Story by Yolanda Moyo
SOUTHERN African nations, home to the world’s largest elephant population, are renewing calls for greater authority over wildlife management and trade, arguing international restrictions are impacting the region’s conservation efforts.
The debate is expected to dominate high-level meetings of the Kavango-Zambezi Transfrontier Conservation Area (KAZA TFCA), which opened in Victoria Falls this Monday, bringing together officials from Angola, Botswana, Namibia, Zambia and Zimbabwe.
The five-country conservation bloc spans over 500 000 square kilometres and supports an estimated half of Africa’s remaining elephants, making it the most significant wildlife landscape in the world.
For years, growing elephant numbers have become both a conservation achievement and a management challenge, with communities increasingly bearing the cost of human wildlife conflict, crop destruction and competition for shrinking natural resources.
Zimbabwe’s Permanent Secretary in the Ministry of Environment, Climate and Wildlife, Mr Simon Masanga, said member states will continue pressing for greater recognition of the region’s conservation record, particularly regarding the trade of elephant-derived products.
“Within the region, we have one of the biggest populations of elephant herds, and this has always been an issue at Convention on International Trade in Endangered Species (CITES) meetings. It has been on the agenda for a long time, and this is definitely going to be a topical issue. In principle, Zimbabwe has been allowed, provisionally, to use elephant leather to develop products that can be traded. And we see a gradual softening on the part of CITES, and we will galvanize support from within the region,” he said.

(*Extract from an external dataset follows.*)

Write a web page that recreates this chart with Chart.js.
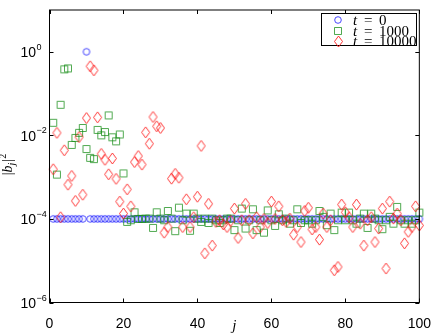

“This is the biggest transfrontier conservation area, bringing together Angola, Zimbabwe, Botswana, Zambia, and these should catalyse the conversation at the CITES level so that we be allowed to trade in elephants or elephant byproducts. You know that we have to maintain a sustainable elephant herd, but we are not allowed to take any action without the express authority of CITES. We believe the region should be allowed to trade in products emanating from elephants. This remains a topical issue because elephants move freely across borders and the burden of maintaining sustainable populations is shared by all countries in the region.”
KAZA Secretariat Executive Director, Dr Nyambe Nyambe said the region had made significant progress since the last summit of Heads of State and Government, including securing fresh funding aimed at strengthening conservation and community resilience.

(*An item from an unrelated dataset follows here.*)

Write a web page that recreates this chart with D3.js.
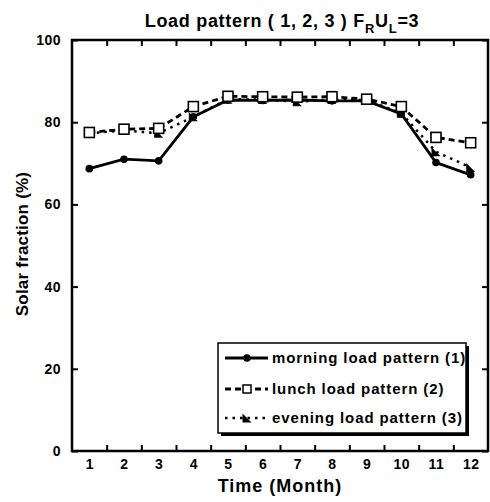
<!DOCTYPE html>
<html><head><meta charset="utf-8">
<script src="https://cdn.jsdelivr.net/npm/d3@7"></script>
<style>body{margin:0;background:#fff}svg{display:block}text{font-family:"Liberation Sans",Arial,sans-serif;font-weight:bold;fill:#000}</style>
</head><body><svg id="c" width="490" height="502"></svg>
<script>
const months = [1,2,3,4,5,6,7,8,9,10,11,12];
const morning = [68.7,71.0,70.6,81.3,85.4,85.3,85.4,85.2,85.2,82.0,70.2,67.2];
const lunch   = [77.5,78.3,78.5,83.8,86.3,86.2,86.1,86.2,85.6,83.8,76.3,75.0];
const evening = [77.3,78.0,77.3,81.3,85.6,85.5,85.0,85.5,85.4,82.2,72.8,69.0];
const yTicks = [0,20,40,60,80,100];
const seriesNames = ["morning load pattern (1)","lunch load pattern (2)","evening load pattern (3)"];

const svg = d3.select("#c");
const L=72, R=488, T=40, B=451;
const x = d3.scaleLinear().domain([0.5,12.5]).range([L,R]);
const y = d3.scaleLinear().domain([0,100]).range([B,T]);

const styleTicks = g=>{g.select(".domain").remove();g.selectAll("line").attr("stroke","#000").attr("stroke-width",2);
  g.selectAll("text").attr("font-size",14).attr("font-family","Liberation Sans, Arial").attr("font-weight","bold").attr("fill","#000").attr("letter-spacing",0.5);};
const between = d3.range(1.5,12,1);
svg.append("g").attr("transform",`translate(0,${B})`)
  .call(d3.axisBottom(x).tickValues(between).tickSize(-6).tickFormat("")).call(styleTicks);
svg.append("g").attr("transform",`translate(0,${T})`)
  .call(d3.axisTop(x).tickValues(between).tickSize(-6).tickFormat("")).call(styleTicks);
svg.append("g").attr("transform",`translate(${L},0)`)
  .call(d3.axisLeft(y).tickValues(yTicks).tickSize(-6).tickPadding(11)).call(styleTicks);
svg.append("g").attr("transform",`translate(${R},0)`)
  .call(d3.axisRight(y).tickValues(yTicks).tickSize(-6).tickFormat("")).call(styleTicks);
svg.append("g").attr("transform",`translate(0,${B})`)
  .call(d3.axisBottom(x).tickValues(months).tickSize(0).tickPadding(8).tickFormat(d3.format("d"))).call(styleTicks);

svg.append("rect").attr("x",L).attr("y",T).attr("width",R-L).attr("height",B-T)
  .attr("fill","none").attr("stroke","#000").attr("stroke-width",2.5);

const line = d3.line().x((d,i)=>x(months[i])).y(d=>y(d));
const styles = [
  {data:morning, dash:null, w:2.8},
  {data:lunch, dash:"6,4", w:2.8},
  {data:evening, dash:"2.5,5", w:2.5}
];
styles.forEach(s=>{
  svg.append("path").datum(s.data).attr("d",line).attr("fill","none")
    .attr("stroke","#000").attr("stroke-width",s.w).attr("stroke-dasharray",s.dash);
});
const tri = "M-4.5,-4.5L4.5,4.5L-4.5,4.5Z";
function marker(g,k){
  if(k===0) g.append("circle").attr("r",3.8).attr("fill","#000");
  else if(k===1) g.append("rect").attr("x",-5).attr("y",-5).attr("width",10).attr("height",10).attr("fill","#fff").attr("stroke","#000").attr("stroke-width",1.6);
  else g.append("path").attr("d",tri).attr("fill","#000");
}
[2,0,1].forEach(k=>{
  styles[k].data.forEach((v,i)=>{
    marker(svg.append("g").attr("transform",`translate(${x(months[i])},${y(v)})`),k);
  });
});

// legend
const lg = svg.append("g");
lg.append("rect").attr("x",221).attr("y",346).attr("width",248).attr("height",90).attr("fill","#000");
lg.append("rect").attr("x",218).attr("y",343).attr("width",248).attr("height",90).attr("fill","#fff").attr("stroke","#000").attr("stroke-width",1.5);
const rowsY=[358,389,418];
seriesNames.forEach((n,k)=>{
  const yy=rowsY[k];
  lg.append("line").attr("x1",225).attr("x2",268).attr("y1",yy).attr("y2",yy)
    .attr("stroke","#000").attr("stroke-width",styles[k].w).attr("stroke-dasharray",styles[k].dash);
  const g=lg.append("g").attr("transform",`translate(247,${yy})`);
  if(k===1){ g.append("rect").attr("x",-4).attr("y",-4).attr("width",8).attr("height",8).attr("fill","#fff").attr("stroke","#000").attr("stroke-width",1.5);}
  else marker(g,k);
  lg.append("text").attr("x",272).attr("y",yy+5).attr("font-size",15).attr("letter-spacing",0.9).text(n);
});

// titles
const t=svg.append("text").attr("x",282).attr("y",27).attr("text-anchor","middle").attr("font-size",18).attr("letter-spacing",0.7);
t.append("tspan").text("Load pattern ( 1, 2, 3 ) F");
t.append("tspan").attr("font-size",13).attr("dy",6).text("R");
t.append("tspan").attr("dy",-6).text("U");
t.append("tspan").attr("font-size",13).attr("dy",6).text("L");
t.append("tspan").attr("dy",-6).text("=3");
svg.append("text").attr("x",280).attr("y",492).attr("text-anchor","middle").attr("font-size",18).attr("letter-spacing",1).text("Time (Month)");
svg.append("text").attr("transform","translate(28,244) rotate(-90)").attr("text-anchor","middle").attr("font-size",17).attr("letter-spacing",0.2).text("Solar fraction (%)");
</script></body></html>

“A major achievement since the KAZA Heads of State and Government Summit has been the mobilisation of five million euros from the European Union under the Nature Africa programme. The funding will support conservation planning, transboundary development initiatives and the advancement of sustainable financing mechanisms across the KAZA landscape.”
Delegates meeting in Victoria Falls are expected to review progress on regional conservation strategies, tourism development and community-based natural resource management before recommendations are presented to the Council of Ministers later this week.
The discussions come against the backdrop of growing climate-related challenges across Southern Africa, where prolonged droughts, rising temperatures and increasing pressure on water resources are affecting both wildlife and communities.
Conservationists and policymakers are increasingly debating how to balance biodiversity protection with economic opportunities for people living alongside large wildlife populations.
As pressure grows to reconcile conservation objectives with local development needs, the outcome of the KAZA discussions could influence future debates at the Convention on International Trade in Endangered Species (CITES), where Southern African countries have long argued for a greater role in determining how their elephant populations are managed and utilised.